* **Recorded data**:
•••••
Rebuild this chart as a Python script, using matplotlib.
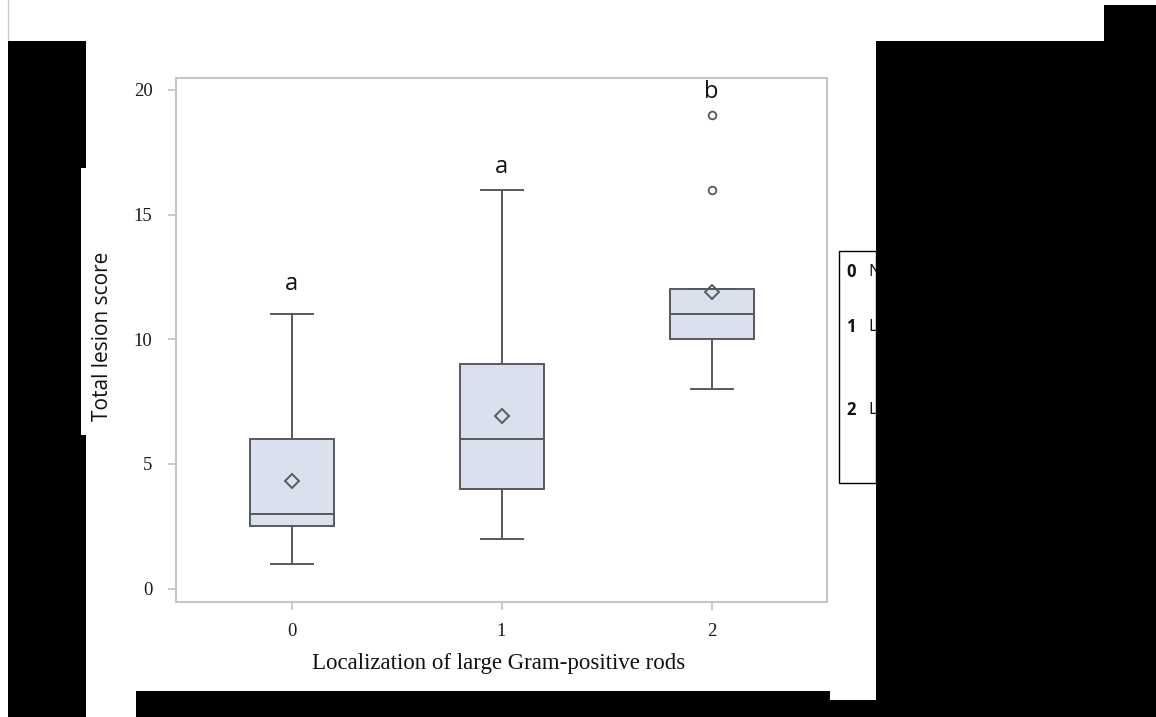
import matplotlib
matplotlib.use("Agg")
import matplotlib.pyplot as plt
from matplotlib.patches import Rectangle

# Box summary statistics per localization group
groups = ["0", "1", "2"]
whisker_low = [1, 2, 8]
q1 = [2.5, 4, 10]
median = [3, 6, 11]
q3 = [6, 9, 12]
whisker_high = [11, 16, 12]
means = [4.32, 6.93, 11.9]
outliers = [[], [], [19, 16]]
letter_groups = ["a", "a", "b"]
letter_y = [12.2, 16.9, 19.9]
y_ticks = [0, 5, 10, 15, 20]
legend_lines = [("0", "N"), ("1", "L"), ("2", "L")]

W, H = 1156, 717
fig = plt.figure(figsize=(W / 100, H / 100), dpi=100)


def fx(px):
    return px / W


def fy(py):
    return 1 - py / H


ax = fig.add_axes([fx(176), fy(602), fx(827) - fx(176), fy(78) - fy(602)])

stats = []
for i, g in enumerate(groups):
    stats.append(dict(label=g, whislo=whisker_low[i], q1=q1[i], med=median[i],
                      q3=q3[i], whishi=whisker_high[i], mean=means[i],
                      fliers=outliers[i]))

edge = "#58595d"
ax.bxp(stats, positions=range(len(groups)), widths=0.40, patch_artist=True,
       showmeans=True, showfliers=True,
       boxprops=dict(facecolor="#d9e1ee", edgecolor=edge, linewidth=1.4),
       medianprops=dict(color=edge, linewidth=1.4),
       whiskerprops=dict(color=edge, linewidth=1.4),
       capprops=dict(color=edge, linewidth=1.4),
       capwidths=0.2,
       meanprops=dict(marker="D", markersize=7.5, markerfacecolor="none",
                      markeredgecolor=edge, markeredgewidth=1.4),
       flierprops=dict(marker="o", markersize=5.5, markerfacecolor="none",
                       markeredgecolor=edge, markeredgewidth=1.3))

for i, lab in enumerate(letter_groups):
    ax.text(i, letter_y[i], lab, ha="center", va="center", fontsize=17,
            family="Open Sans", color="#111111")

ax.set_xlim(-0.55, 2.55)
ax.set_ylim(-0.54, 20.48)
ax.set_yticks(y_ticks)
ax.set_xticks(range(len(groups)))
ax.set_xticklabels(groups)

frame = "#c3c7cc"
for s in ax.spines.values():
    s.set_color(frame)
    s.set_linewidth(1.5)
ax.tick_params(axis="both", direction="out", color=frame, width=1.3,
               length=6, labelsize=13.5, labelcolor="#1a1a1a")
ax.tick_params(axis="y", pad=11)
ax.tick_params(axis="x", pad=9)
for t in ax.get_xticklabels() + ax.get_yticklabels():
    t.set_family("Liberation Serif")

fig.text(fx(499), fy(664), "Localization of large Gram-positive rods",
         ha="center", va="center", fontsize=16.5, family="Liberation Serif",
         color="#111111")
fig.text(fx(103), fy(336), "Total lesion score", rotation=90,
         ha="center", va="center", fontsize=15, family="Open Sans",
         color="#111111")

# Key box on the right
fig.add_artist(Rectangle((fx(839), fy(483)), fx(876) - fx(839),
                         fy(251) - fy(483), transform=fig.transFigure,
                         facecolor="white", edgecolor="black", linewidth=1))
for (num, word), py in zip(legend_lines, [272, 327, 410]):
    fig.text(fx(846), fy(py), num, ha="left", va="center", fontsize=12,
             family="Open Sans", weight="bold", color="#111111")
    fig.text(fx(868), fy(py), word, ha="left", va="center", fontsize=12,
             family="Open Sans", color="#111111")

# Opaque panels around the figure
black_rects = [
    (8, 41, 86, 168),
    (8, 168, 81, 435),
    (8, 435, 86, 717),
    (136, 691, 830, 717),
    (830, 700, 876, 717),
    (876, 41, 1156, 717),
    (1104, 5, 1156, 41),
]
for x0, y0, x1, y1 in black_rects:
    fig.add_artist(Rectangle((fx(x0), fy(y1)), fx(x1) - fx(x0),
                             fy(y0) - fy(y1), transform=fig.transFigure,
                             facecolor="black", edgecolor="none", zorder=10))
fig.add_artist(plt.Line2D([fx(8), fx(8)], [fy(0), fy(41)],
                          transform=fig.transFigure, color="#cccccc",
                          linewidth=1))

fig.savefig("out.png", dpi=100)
•••••
* **What is asked**:
Your task is to return the lines above, from the first one up to and including the line containing "ax.set_xticklabels(groups)", minus any pictures.

* **Exercise response**:
Rebuild this chart as a Python script, using matplotlib.
import matplotlib
matplotlib.use("Agg")
import matplotlib.pyplot as plt
from matplotlib.patches import Rectangle

# Box summary statistics per localization group
groups = ["0", "1", "2"]
whisker_low = [1, 2, 8]
q1 = [2.5, 4, 10]
median = [3, 6, 11]
q3 = [6, 9, 12]
whisker_high = [11, 16, 12]
means = [4.32, 6.93, 11.9]
outliers = [[], [], [19, 16]]
letter_groups = ["a", "a", "b"]
letter_y = [12.2, 16.9, 19.9]
y_ticks = [0, 5, 10, 15, 20]
legend_lines = [("0", "N"), ("1", "L"), ("2", "L")]

W, H = 1156, 717
fig = plt.figure(figsize=(W / 100, H / 100), dpi=100)


def fx(px):
    return px / W


def fy(py):
    return 1 - py / H


ax = fig.add_axes([fx(176), fy(602), fx(827) - fx(176), fy(78) - fy(602)])

stats = []
for i, g in enumerate(groups):
    stats.append(dict(label=g, whislo=whisker_low[i], q1=q1[i], med=median[i],
                      q3=q3[i], whishi=whisker_high[i], mean=means[i],
                      fliers=outliers[i]))

edge = "#58595d"
ax.bxp(stats, positions=range(len(groups)), widths=0.40, patch_artist=True,
       showmeans=True, showfliers=True,
       boxprops=dict(facecolor="#d9e1ee", edgecolor=edge, linewidth=1.4),
       medianprops=dict(color=edge, linewidth=1.4),
       whiskerprops=dict(color=edge, linewidth=1.4),
       capprops=dict(color=edge, linewidth=1.4),
       capwidths=0.2,
       meanprops=dict(marker="D", markersize=7.5, markerfacecolor="none",
                      markeredgecolor=edge, markeredgewidth=1.4),
       flierprops=dict(marker="o", markersize=5.5, markerfacecolor="none",
                       markeredgecolor=edge, markeredgewidth=1.3))

for i, lab in enumerate(letter_groups):
    ax.text(i, letter_y[i], lab, ha="center", va="center", fontsize=17,
            family="Open Sans", color="#111111")

ax.set_xlim(-0.55, 2.55)
ax.set_ylim(-0.54, 20.48)
ax.set_yticks(y_ticks)
ax.set_xticks(range(len(groups)))
ax.set_xticklabels(groups)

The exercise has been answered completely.